Juan Carlos Bertone

Personal information
- Full name: Juan Carlos Bertone
- Place of birth: Montevideo, Uruguay
- Date of death: 1938
- Place of death: Uruguay
- Position(s): Centre-half

Senior career*
- Years: Team / Apps / (Gls)
- 1906–1910: Montevideo Wanderers
- Americano
- 1916: Comercial-SP

International career
- 1906–1911: Uruguay / 12 / (1)

Managerial career
- 1920–1922: Chile
- 1935–1936: Deportivo Viña del Mar [es]

= Juan Carlos Bertone =

Uruguayan footballer and manager

Juan Carlos Bertone (unknown – 1938) was an Uruguayan football player and manager.

==Playing career==
===Club===
A centre-half, an older version of a centre-back, Bertone played for Montevideo Wanderers in his homeland, Americano and Comercial-SP in Brazil.

===International===
Bertone represented the Uruguay national team from 1906 to 1911, making twelve appearances and becoming the team captain.
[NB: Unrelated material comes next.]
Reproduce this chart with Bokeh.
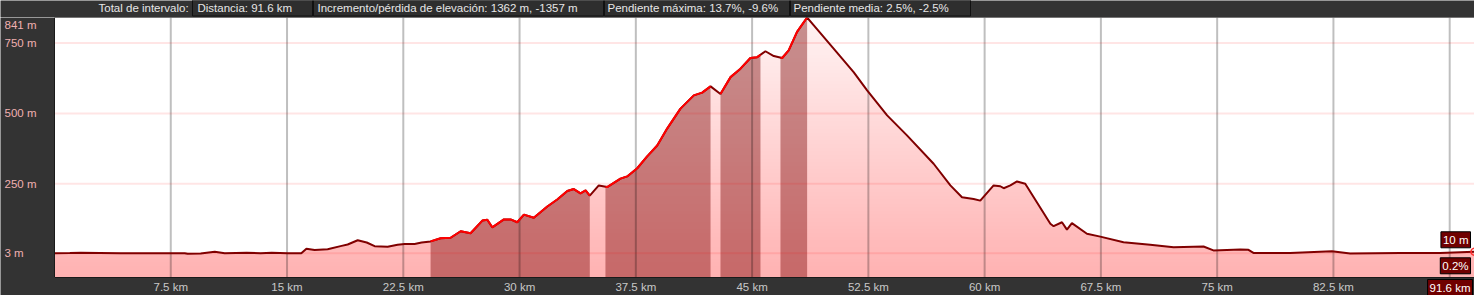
import numpy as np
from bokeh.plotting import figure
from bokeh.models import Range1d, Label
from bokeh.layouts import column
from bokeh.embed import file_html
from bokeh.resources import INLINE
from bokeh.core.properties import value

# ---------------- data ----------------
dist_km = [0, 0.99, 1.7, 2.92, 4.27, 6.21, 8.4, 8.59, 9.43, 10.34, 10.98, 12.4, 13.3, 14.01,
           15.04, 15.92, 16.25, 16.78, 17.62, 18.52, 18.91, 19.56, 20.14, 20.65, 21.49, 22.13,
           22.59, 23.23, 23.68, 24.26, 24.91, 25.55, 26.2, 26.84, 27.6, 27.92, 28.24, 28.99,
           29.42, 29.85, 30.28, 30.92, 31.79, 32.43, 33.08, 33.5, 33.93, 34.26, 34.53, 35.11,
           35.65, 36.51, 36.94, 37.59, 38.23, 38.88, 39.52, 40.38, 41.24, 41.78, 42.32, 42.96,
           43.61, 44.25, 44.89, 45.33, 45.86, 46.4, 46.94, 47.36, 47.9, 48.55, 48.98, 50.26,
           51.55, 52.42, 53.71, 54.99, 56.71, 57.79, 58.54, 59.29, 59.72, 60.58, 61.01, 61.23,
           61.66, 62.09, 62.62, 64.24, 64.45, 64.99, 65.31, 65.63, 66.6, 67.46, 68.96, 70.68,
           72.19, 74.12, 74.76, 76.49, 77.02, 77.34, 79.71, 82.4, 83.58, 86.8, 89.38, 91.6]
elev_m = [3, 4, 5, 4, 3, 3, 3, 1, 2, 8, 3, 5, 3, 5,
          3, 3, 19, 14, 17, 29, 34, 49, 41, 28, 26, 33,
          36, 36, 41, 45, 56, 58, 81, 74, 119, 122, 95, 123,
          123, 113, 140, 129, 169, 194, 224, 231, 216, 226, 208, 244,
          238, 268, 276, 305, 347, 386, 446, 517, 564, 574, 596, 569,
          629, 659, 697, 700, 721, 704, 697, 724, 790, 841, 813, 730,
          647, 582, 493, 422, 321, 244, 202, 196, 190, 244, 241, 234,
          244, 258, 250, 108, 99, 113, 87, 110, 72, 62, 42, 33,
          24, 27, 13, 16, 15, 4, 4, 10, 2, 4, 4, 8]

sel_start_km = [24.26, 35.54, 42.96, 46.83]
sel_end_km = [34.53, 42.32, 45.54, 48.55]

x_ticks = [7.5, 15, 22.5, 30, 37.5, 45, 52.5, 60, 67.5, 75, 82.5, 90]
x_tick_labels = ["7.5 km", "15 km", "22.5 km", "30 km", "37.5 km", "45 km", "52.5 km",
                 "60 km", "67.5 km", "75 km", "82.5 km", "90 km"]
y_ticks = [3, 250, 500, 750]
y_tick_labels = ["3 m", "250 m", "500 m", "750 m"]
y_top_label = "841 m"

header_texts = ["Total de intervalo:", "Distancia: 91.6 km",
                "Incremento/pérdida de elevación: 1362 m, -1357 m",
                "Pendiente máxima: 13.7%, -9.6%", "Pendiente media: 2.5%, -2.5%"]
cursor_elev_label = "10 m"
cursor_grade_label = "0.2%"
cursor_dist_label = "91.6 km"

TOTAL_KM = 91.6
Y_MIN = -83.4
Y_MAX = 841

FONT = "Liberation Sans"
FS = "11.5px"

# layout (pixels)
W = 1474
HEADER_H = 17
MAIN_H = 278
LEFT_PX = 54
BOTTOM_PX = 18
PLOT_W_PX = W - LEFT_PX
PLOT_H_PX = MAIN_H - BOTTOM_PX

# ---------------- header strip ----------------
header = figure(width=W, height=HEADER_H, x_range=Range1d(0, W), y_range=Range1d(0, HEADER_H),
                toolbar_location=None, output_backend="svg", min_border=0)
header.axis.visible = False
header.grid.visible = False
header.outline_line_color = None
header.background_fill_color = "#333333"
header.border_fill_color = "#333333"

box_left = [192, 313, 604, 790]
box_right = [312, 603, 789, 970]
header.quad(left=box_left, right=box_right, bottom=1.5, top=17.5,
            fill_color="#2e2e2e", line_color="#111111", line_width=1)
text_x = [98, 197, 317, 607, 793]
header.text(x=text_x, y=[9.3] * len(text_x), text=header_texts,
            text_font=value(FONT), text_font_size=FS, text_color="#e6e6e6",
            text_align="left", text_baseline="middle")

# ---------------- main plot ----------------
x_start = -TOTAL_KM * LEFT_PX / PLOT_W_PX
y_start = Y_MIN - (Y_MAX - Y_MIN) * BOTTOM_PX / PLOT_H_PX

p = figure(width=W, height=MAIN_H, x_range=Range1d(x_start, TOTAL_KM),
           y_range=Range1d(y_start, Y_MAX), toolbar_location=None, output_backend="svg",
           min_border=0)
p.axis.visible = False
p.grid.visible = False
p.outline_line_color = None
p.background_fill_color = "#333333"
p.border_fill_color = "#333333"

dist = np.array(dist_km, dtype=float)
elev = np.array(elev_m, dtype=float)

# plot area
p.quad(left=0, right=TOTAL_KM, bottom=Y_MIN, top=Y_MAX, fill_color="white", line_color=None)

# vertical gradient fill under the profile (bands, then white cover above the profile)
n_bands = 70
edges = np.linspace(Y_MIN, Y_MAX, n_bands + 1)
mids = (edges[:-1] + edges[1:]) / 2
frac = (mids - Y_MIN) / (Y_MAX - Y_MIN)
band_colors = ["#%02x%02x%02x" % (255, int(178 + 66 * f), int(178 + 66 * f)) for f in frac]
overlap = (edges[1] - edges[0]) * 0.6
tops = np.minimum(edges[1:] + overlap, Y_MAX)
p.quad(left=0, right=TOTAL_KM, bottom=edges[:-1], top=tops,
       fill_color=band_colors, line_color=None)
p.varea(x=dist, y1=elev, y2=Y_MAX, fill_color="white")

# selected-interval shading
seg_lines = []
for s, e in zip(sel_start_km, sel_end_km):
    inner = [d for d in dist_km if s < d < e]
    xs = np.array([s] + inner + [e])
    ys = np.interp(xs, dist, elev)
    p.varea(x=xs, y1=Y_MIN, y2=ys, fill_color=(120, 0, 0), fill_alpha=0.41)
    seg_lines.append((xs, ys))

# grid lines (above the fills)
p.segment(x0=x_ticks, y0=Y_MIN, x1=x_ticks, y1=Y_MAX, line_color="black",
          line_alpha=0.25, line_width=2)
p.segment(x0=0, y0=y_ticks, x1=TOTAL_KM, y1=y_ticks, line_color="#ff0000",
          line_alpha=0.1, line_width=2)

# profile line
p.line(dist, elev, line_color="#800000", line_width=2)
for xs, ys in seg_lines:
    p.line(xs, ys, line_color="#ff0000", line_width=2)
p.scatter(x=[dist[-1]], y=[elev[-1]], size=7, fill_color=None, line_color="#ff3030",
          line_width=1.5)

# plot-area border
p.quad(left=0, right=TOTAL_KM, bottom=Y_MIN, top=Y_MAX, fill_color=None,
       line_color="#1a1a1a", line_width=1)

# x tick labels (below plot area)
p.text(x=x_ticks, y=Y_MIN, text=x_tick_labels, y_offset=3, text_align="center",
       text_baseline="top", text_font=value(FONT), text_font_size=FS, text_color="#c8c8c8")

# y tick labels, left-aligned at the left edge
p.text(x=x_start, y=y_ticks, text=y_tick_labels, x_offset=4, text_align="left",
       text_baseline="middle", text_font=value(FONT), text_font_size=FS, text_color="#f0b0b0")
p.text(x=[x_start], y=[Y_MAX], text=[y_top_label], x_offset=4, y_offset=1, text_align="left",
       text_baseline="top", text_font=value(FONT), text_font_size=FS, text_color="#f0b0b0")

# cursor readouts at the right end
lab_kw = dict(text_align="right", text_baseline="middle", text_color="white",
              text_font=FONT, text_font_size=FS, background_fill_color="#700000",
              border_line_color="black", border_line_width=1, padding=2)
p.add_layout(Label(x=TOTAL_KM, y=elev[-1], x_offset=-4, y_offset=12,
                   text=cursor_elev_label, **lab_kw))
p.add_layout(Label(x=TOTAL_KM, y=elev[-1], x_offset=-4, y_offset=-14,
                   text=cursor_grade_label, **lab_kw))
p.add_layout(Label(x=TOTAL_KM, y=Y_MIN, x_offset=-2, y_offset=-10,
                   text=cursor_dist_label, **lab_kw))

layout = column(header, p, spacing=0)
open("out.html", "w").write(file_html(layout, INLINE))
He scored a goal in the 2–2 draw against Argentina on 15 August 1908.

==Coaching career==
Bertone led the Chile national team in both the 1920 and the 1922 South American Championships. He was nicknamed Maestro (Master).

Following Chile, he led the Chilean club Deportivo Viña del Mar.

==Legacy==
Club Social y De Deportes Juan Carlos Bertone from Villa Alemana, Chile, was founded in his honor on 9 February 1940 after his death in 1938.